Chicken Zucchini Enchiladas

If zucchini can become pasta or taco shells, then it can absolutely be just the thing to make these chicken zucchini enchiladas. This recipe uses thinly sliced zucchini along with a shredded chicken mixture topped with a homemade red enchilada sauce.
4.41 from 15 votes
Print Pin Rate
Prep Time: 20 minutes
Cook Time: 30 minutes
Total Time: 50 minutes
Servings: 4 -6 servings
Calories: 309kcal

Ingredients

  • 3 cups Shredded Chicken cooked
  • 2-3 Zucchini large and thick
  • 2 cups [Red Enchilada Sauce]
  • 1 small Red Onion small dice
  • 1 Bell Pepper small dice
  • 1 tbsp Avocado Oil
  • ¼ cup Cilantro chopped

Instructions

  • Preheat oven to 350 and set aside a deep baking pan with 1/4-1/2 cup enchilada sauce spread on bottom.
  • Heat 1 tbsp oil in a large skillet and add diced onion and bell pepper over medium heat. Saute for about 5 minutes or until vegetables soften.
  • Add in shredded cooked chicken along with one cup of enchilada sauce. Toss together until evenly combined and remove from heat
  • Using your mandolin on the thinnest setting, cut each zucchini into paper thin slices as shown below. As you cut them, keep them together so they are the same size.
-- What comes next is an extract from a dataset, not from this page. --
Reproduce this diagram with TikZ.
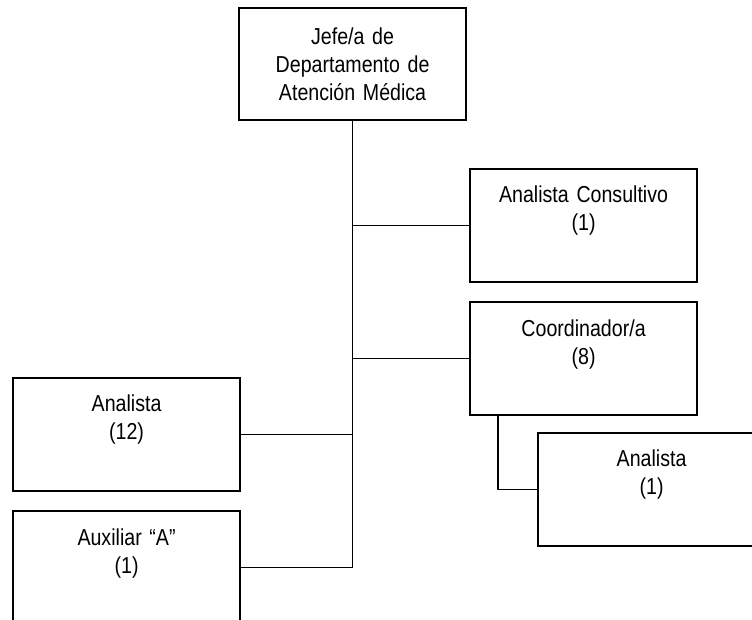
\documentclass[tikz,border=0pt]{standalone}
\usepackage{fontspec}
\setmainfont{Liberation Sans}[FakeStretch=0.85]
\usetikzlibrary{positioning, calc}
\newdimen\px
\px=0.75pt

\begin{document}
\begin{tikzpicture}[x=1\px, y=-1\px,
  puesto/.style={draw, line width=1.6pt, text width=227\px, inner sep=0pt,
    minimum height=113\px, align=center, anchor=north west,
    font=\fontsize{17.3pt}{21pt}\selectfont},
  linea/.style={line width=1.1pt}]
\useasboundingbox (0,0) rectangle (752,620);
\clip (0,0) rectangle (752,620);

\node[puesto, minimum height=112\px] (jefe) at (238,7) {Jefe/a de\\Departamento de\\Atención Médica\\[6\px]};
\node[puesto] (consultivo) at (469,168) {Analista Consultivo\\(1)\\[6\px]\mbox{}};
\node[puesto, below=18\px of consultivo] (coordinador) {Coordinador/a\\(8)\\[6\px]\mbox{}};
\node[puesto] (analista1) at (537,432) {Analista\\(1)\\[6\px]\mbox{}};
\node[puesto] (analista12) at (12,377) {Analista\\(12)\\[6\px]\mbox{}};
\node[puesto, below=18\px of analista12] (auxiliar) {Auxiliar “A”\\(1)\\[6\px]\mbox{}};

% draw wires
\draw[linea] (jefe.south) -- (jefe.south |- auxiliar.east) -- (auxiliar.east);
\draw[linea] (consultivo.west) -- (consultivo.west -| jefe.south);
\draw[linea] (coordinador.west) -- (coordinador.west -| jefe.south);
\draw[linea] (analista12.east) -- (analista12.east -| jefe.south);
\draw[linea] ([xshift=29\px]coordinador.south west) |- (analista1.west);
\end{tikzpicture}
\end{document}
Layer each slice overlapping them halfway through the next one until desired enchilada size is formed. (this turned out to be 4-5 depending on size. 
  • Scoop a little over 1/3 cup chicken mixture longways inside the “shell”. Slide a knife under the zucchini slices and create a flap over the chicken mixture and continue to carefully roll up all the way.
  • Add each enchilada to sauce lined baking pan packing them tightly.
  • Top with remaining enchilada sauce and bake for 25-30 minutes or until chicken mixture is warmed through.
  • Top with chopped cilantro and/or avocado.